Code that draws figures:
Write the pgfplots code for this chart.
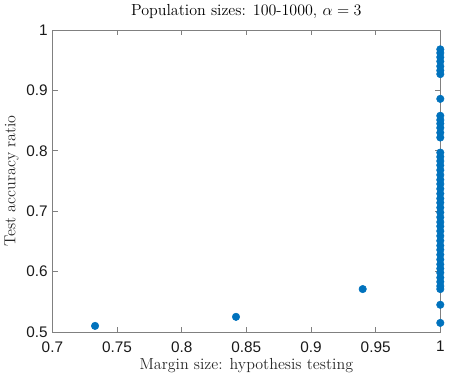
\documentclass[border=0pt]{standalone}
\usepackage{pgfplots}
\pgfplotsset{compat=1.18}
\usepackage{fontspec}
\newfontfamily\ticksans{Liberation Sans}
\definecolor{mblue}{rgb}{0,0.447,0.741}
\definecolor{axgray}{rgb}{0.5,0.5,0.5}
\begin{document}
\begin{tikzpicture}
\begin{axis}[
  scale only axis,
  width=291pt, height=226.5pt,
  xmin=0.7, xmax=1, ymin=0.5, ymax=1,
  xtick={0.7,0.75,...,1.0},
  ytick={0.5,0.6,...,1.0},
  xticklabels={0.7,0.75,0.8,0.85,0.9,0.95,1},
  yticklabels={0.5,0.6,0.7,0.8,0.9,1},
  tick align=inside,
  major tick length=4pt,
  axis line style={axgray, line width=0.5pt},
  every tick/.style={axgray, line width=0.5pt},
  ticklabel style={font=\ticksans\fontsize{11.5}{13}\selectfont, text=black!90},
  xticklabel style={yshift=-3.5pt},
  /pgf/number format/assume math mode=true,
  title={Population sizes: 100-1000, $\alpha = 3$},
  title style={font=\fontsize{12}{14}\selectfont, yshift=-1pt},
  xlabel={Margin size: hypothesis testing},
  ylabel={Test accuracy ratio},
  label style={font=\fontsize{12}{14}\selectfont, text=black!85},
  xlabel style={yshift=2.5pt},
  ylabel style={yshift=-1pt},
  clip=false,
]
\addplot[only marks, mark=*, mark size=2.8pt, mblue, mark options={draw=mblue, fill=mblue}]
coordinates {
 (0.733,0.510) (0.842,0.525) (0.940,0.571)
 (1,0.968) (1,0.962) (1,0.955) (1,0.948) (1,0.940) (1,0.933) (1,0.927)
 (1,0.886)
 (1,0.858) (1,0.851) (1,0.845) (1,0.838) (1,0.830) (1,0.822)
 (1,0.797) (1,0.790) (1,0.783) (1,0.776) (1,0.768) (1,0.760) (1,0.752)
 (1,0.745) (1,0.737) (1,0.729) (1,0.721) (1,0.714) (1,0.706) (1,0.698)
 (1,0.690) (1,0.682) (1,0.675) (1,0.667) (1,0.659) (1,0.651) (1,0.643)
 (1,0.636) (1,0.628) (1,0.620) (1,0.612) (1,0.605) (1,0.598) (1,0.590)
 (1,0.583) (1,0.576) (1,0.571)
 (1,0.545) (1,0.515)
};
\end{axis}
\end{tikzpicture}
\end{document}
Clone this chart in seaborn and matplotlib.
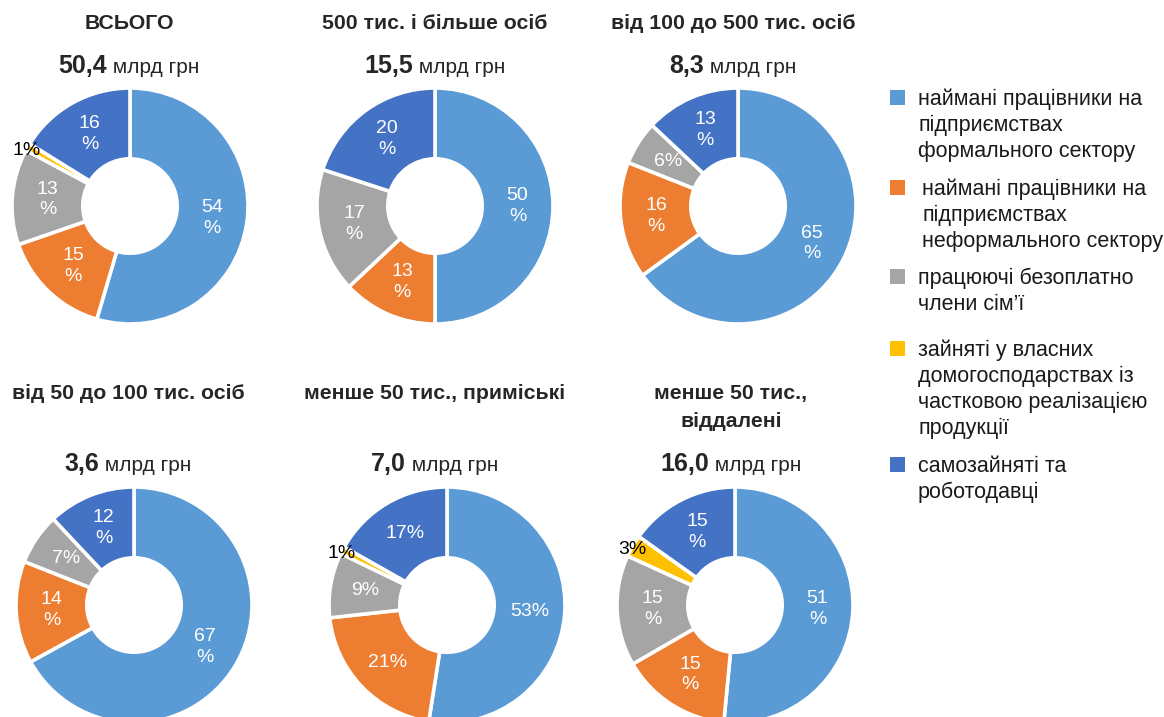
import matplotlib
matplotlib.use("Agg")
import matplotlib.pyplot as plt
import seaborn as sns
import numpy as np
from matplotlib.patches import Rectangle

# ---- data ---------------------------------------------------------------
categories = [
    "наймані працівники на\nпідприємствах\nформального сектору",
    "наймані працівники на\nпідприємствах\nнеформального сектору",
    "працюючі безоплатно\nчлени сім’ї",
    "зайняті у власних\nдомогосподарствах із\nчастковою реалізацією\nпродукції",
    "самозайняті та\nроботодавці",
]
titles = [
    "ВСЬОГО",
    "500 тис. і більше осіб",
    "від 100 до 500 тис. осіб",
    "від 50 до 100 тис. осіб",
    "менше 50 тис., приміські",
    "менше 50 тис.,\nвіддалені",
]
totals = ["50,4", "15,5", "8,3", "3,6", "7,0", "16,0"]
unit = "млрд грн"

formal = [54, 50, 65, 67, 53, 51]
informal = [15, 13, 16, 14, 21, 15]
unpaid = [13, 17, 6, 7, 9, 15]
household = [1, 0, 0, 0, 1, 3]
self_employed = [16, 20, 13, 12, 17, 15]

# ---- style --------------------------------------------------------------
sns.set_style("white")
plt.rcParams["font.family"] = ["Liberation Sans", "DejaVu Sans"]
colors = ["#5B9BD5", "#ED7D31", "#A5A5A5", "#FFC000", "#4472C4"]

W, H = 1164, 717
fig = plt.figure(figsize=(W / 100, H / 100), dpi=100)
fig.patch.set_facecolor("white")

def px(x, y):
    """image pixel (top-left origin) -> figure fraction"""
    return x / W, 1 - y / H

# donut centres (pixels), outer radius
centres = [(130, 206), (435, 206), (738, 206), (134, 605), (447, 605), (735, 605)]
text_x = [129, 435, 733, 128, 435, 731]
R = 118
# two-digit labels wrapped onto two lines
wrap_labels = [True, True, True, True, False, True]

title_base = [29, 29, 29, 399, 399, 399]
total_base = [73, 73, 73, 471, 471, 471]

renderer = fig.canvas.get_renderer()

for i in range(6):
    cx, cy = centres[i]
    pad = 1.08
    x0, y0 = px(cx - R * pad, cy + R * pad)
    ax = fig.add_axes([x0, y0, 2 * R * pad / W, 2 * R * pad / H])
    vals = [formal[i], informal[i], unpaid[i], household[i], self_employed[i]]
    idx = [k for k, v in enumerate(vals) if v > 0]
    v_use = [vals[k] for k in idx]
    c_use = [colors[k] for k in idx]
    wedges, _ = ax.pie(
        v_use, colors=c_use, startangle=90, counterclock=False, radius=1,
        wedgeprops=dict(width=0.6, edgecolor="white", linewidth=2.6),
    )
    ax.set_xlim(-pad, pad)
    ax.set_ylim(-pad, pad)
    ax.set_aspect("equal")
    ax.axis("off")
    for w, k, v in zip(wedges, idx, v_use):
        ang = np.deg2rad((w.theta1 + w.theta2) / 2)
        if k == 3:  # small household share sits just outside the ring
            x, y = 1.03 * np.cos(ang) + 0.02, 1.03 * np.sin(ang) - 0.045
            col, lab = "black", f"{v}%"
        else:
            x, y = 0.7 * np.cos(ang), 0.7 * np.sin(ang)
            col = "white"
            lab = f"{v}\n%" if (wrap_labels[i] and v >= 10) else f"{v}%"
        ax.text(x, y, lab, ha="center", va="center",
                color=col, fontsize=14, linespacing=1.3)

    # chart title
    for j, line in enumerate(titles[i].split("\n")):
        fig.text(*px(text_x[i], title_base[i] + j * 28),
                 line, ha="center", va="baseline", fontsize=15.3, fontweight="bold")

    # total with bold number
    t1 = fig.text(0, 0, totals[i], fontsize=18, fontweight="bold", va="baseline", ha="left")
    t2 = fig.text(0, 0, " " + unit, fontsize=15, va="baseline", ha="left")
    w1 = t1.get_window_extent(renderer).width
    w2 = t2.get_window_extent(renderer).width
    start = text_x[i] - (w1 + w2) / 2
    t1.set_position(px(start, total_base[i]))
    t2.set_position(px(start + w1, total_base[i]))

# ---- legend -------------------------------------------------------------
first_base = [105, 195, 284, 356, 472]
text_left = [918, 922, 918, 918, 918]
for k, lab in enumerate(categories):
    b = first_base[k]
    sx, sy = px(890, b)
    fig.add_artist(Rectangle((sx, sy), 15 / W, 15 / H, transform=fig.transFigure,
                             facecolor=colors[k], edgecolor="none"))
    for j, line in enumerate(lab.split("\n")):
        fig.text(*px(text_left[k], b + j * 26), line, ha="left", va="baseline",
                 fontsize=15.5, color="#1a1a1a")

fig.savefig("out.png", dpi=100, facecolor="white")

(WHAT IS NEEDED): Leave out the pictures and transcribe everything else exactly.

(WRITTEN SOLUTION):
Write the pgfplots code for this chart.
\documentclass[border=0pt]{standalone}
\usepackage{pgfplots}
\pgfplotsset{compat=1.18}
\usepackage{fontspec}
\newfontfamily\ticksans{Liberation Sans}
\definecolor{mblue}{rgb}{0,0.447,0.741}
\definecolor{axgray}{rgb}{0.5,0.5,0.5}
\begin{document}
\begin{tikzpicture}
\begin{axis}[
  scale only axis,
  width=291pt, height=226.5pt,
  xmin=0.7, xmax=1, ymin=0.5, ymax=1,
  xtick={0.7,0.75,...,1.0},
  ytick={0.5,0.6,...,1.0},
  xticklabels={0.7,0.75,0.8,0.85,0.9,0.95,1},
  yticklabels={0.5,0.6,0.7,0.8,0.9,1},
  tick align=inside,
  major tick length=4pt,
  axis line style={axgray, line width=0.5pt},
  every tick/.style={axgray, line width=0.5pt},
  ticklabel style={font=\ticksans\fontsize{11.5}{13}\selectfont, text=black!90},
  xticklabel style={yshift=-3.5pt},
  /pgf/number format/assume math mode=true,
  title={Population sizes: 100-1000, $\alpha = 3$},
  title style={font=\fontsize{12}{14}\selectfont, yshift=-1pt},
  xlabel={Margin size: hypothesis testing},
  ylabel={Test accuracy ratio},
  label style={font=\fontsize{12}{14}\selectfont, text=black!85},
  xlabel style={yshift=2.5pt},
  ylabel style={yshift=-1pt},
  clip=false,
]
\addplot[only marks, mark=*, mark size=2.8pt, mblue, mark options={draw=mblue, fill=mblue}]
coordinates {
 (0.733,0.510) (0.842,0.525) (0.940,0.571)
 (1,0.968) (1,0.962) (1,0.955) (1,0.948) (1,0.940) (1,0.933) (1,0.927)
 (1,0.886)
 (1,0.858) (1,0.851) (1,0.845) (1,0.838) (1,0.830) (1,0.822)
 (1,0.797) (1,0.790) (1,0.783) (1,0.776) (1,0.768) (1,0.760) (1,0.752)
 (1,0.745) (1,0.737) (1,0.729) (1,0.721) (1,0.714) (1,0.706) (1,0.698)
 (1,0.690) (1,0.682) (1,0.675) (1,0.667) (1,0.659) (1,0.651) (1,0.643)
 (1,0.636) (1,0.628) (1,0.620) (1,0.612) (1,0.605) (1,0.598) (1,0.590)
 (1,0.583) (1,0.576) (1,0.571)
 (1,0.545) (1,0.515)
};
\end{axis}
\end{tikzpicture}
\end{document}
Clone this chart in seaborn and matplotlib.
import matplotlib
matplotlib.use("Agg")
import matplotlib.pyplot as plt
import seaborn as sns
import numpy as np
from matplotlib.patches import Rectangle

# ---- data ---------------------------------------------------------------
categories = [
    "наймані працівники на\nпідприємствах\nформального сектору",
    "наймані працівники на\nпідприємствах\nнеформального сектору",
    "працюючі безоплатно\nчлени сім’ї",
    "зайняті у власних\nдомогосподарствах із\nчастковою реалізацією\nпродукції",
    "самозайняті та\nроботодавці",
]
titles = [
    "ВСЬОГО",
    "500 тис. і більше осіб",
    "від 100 до 500 тис. осіб",
    "від 50 до 100 тис. осіб",
    "менше 50 тис., приміські",
    "менше 50 тис.,\nвіддалені",
]
totals = ["50,4", "15,5", "8,3", "3,6", "7,0", "16,0"]
unit = "млрд грн"

formal = [54, 50, 65, 67, 53, 51]
informal = [15, 13, 16, 14, 21, 15]
unpaid = [13, 17, 6, 7, 9, 15]
household = [1, 0, 0, 0, 1, 3]
self_employed = [16, 20, 13, 12, 17, 15]

# ---- style --------------------------------------------------------------
sns.set_style("white")
plt.rcParams["font.family"] = ["Liberation Sans", "DejaVu Sans"]
colors = ["#5B9BD5", "#ED7D31", "#A5A5A5", "#FFC000", "#4472C4"]

W, H = 1164, 717
fig = plt.figure(figsize=(W / 100, H / 100), dpi=100)
fig.patch.set_facecolor("white")

def px(x, y):
    """image pixel (top-left origin) -> figure fraction"""
    return x / W, 1 - y / H

# donut centres (pixels), outer radius
centres = [(130, 206), (435, 206), (738, 206), (134, 605), (447, 605), (735, 605)]
text_x = [129, 435, 733, 128, 435, 731]
R = 118
# two-digit labels wrapped onto two lines
wrap_labels = [True, True, True, True, False, True]

title_base = [29, 29, 29, 399, 399, 399]
total_base = [73, 73, 73, 471, 471, 471]

renderer = fig.canvas.get_renderer()

for i in range(6):
    cx, cy = centres[i]
    pad = 1.08
    x0, y0 = px(cx - R * pad, cy + R * pad)
    ax = fig.add_axes([x0, y0, 2 * R * pad / W, 2 * R * pad / H])
    vals = [formal[i], informal[i], unpaid[i], household[i], self_employed[i]]
    idx = [k for k, v in enumerate(vals) if v > 0]
    v_use = [vals[k] for k in idx]
    c_use = [colors[k] for k in idx]
    wedges, _ = ax.pie(
        v_use, colors=c_use, startangle=90, counterclock=False, radius=1,
        wedgeprops=dict(width=0.6, edgecolor="white", linewidth=2.6),
    )
    ax.set_xlim(-pad, pad)
    ax.set_ylim(-pad, pad)
    ax.set_aspect("equal")
    ax.axis("off")
    for w, k, v in zip(wedges, idx, v_use):
        ang = np.deg2rad((w.theta1 + w.theta2) / 2)
        if k == 3:  # small household share sits just outside the ring
            x, y = 1.03 * np.cos(ang) + 0.02, 1.03 * np.sin(ang) - 0.045
            col, lab = "black", f"{v}%"
        else:
            x, y = 0.7 * np.cos(ang), 0.7 * np.sin(ang)
            col = "white"
            lab = f"{v}\n%" if (wrap_labels[i] and v >= 10) else f"{v}%"
        ax.text(x, y, lab, ha="center", va="center",
                color=col, fontsize=14, linespacing=1.3)

    # chart title
    for j, line in enumerate(titles[i].split("\n")):
        fig.text(*px(text_x[i], title_base[i] + j * 28),
                 line, ha="center", va="baseline", fontsize=15.3, fontweight="bold")

    # total with bold number
    t1 = fig.text(0, 0, totals[i], fontsize=18, fontweight="bold", va="baseline", ha="left")
    t2 = fig.text(0, 0, " " + unit, fontsize=15, va="baseline", ha="left")
    w1 = t1.get_window_extent(renderer).width
    w2 = t2.get_window_extent(renderer).width
    start = text_x[i] - (w1 + w2) / 2
    t1.set_position(px(start, total_base[i]))
    t2.set_position(px(start + w1, total_base[i]))

# ---- legend -------------------------------------------------------------
first_base = [105, 195, 284, 356, 472]
text_left = [918, 922, 918, 918, 918]
for k, lab in enumerate(categories):
    b = first_base[k]
    sx, sy = px(890, b)
    fig.add_artist(Rectangle((sx, sy), 15 / W, 15 / H, transform=fig.transFigure,
                             facecolor=colors[k], edgecolor="none"))
    for j, line in enumerate(lab.split("\n")):
        fig.text(*px(text_left[k], b + j * 26), line, ha="left", va="baseline",
                 fontsize=15.5, color="#1a1a1a")

fig.savefig("out.png", dpi=100, facecolor="white")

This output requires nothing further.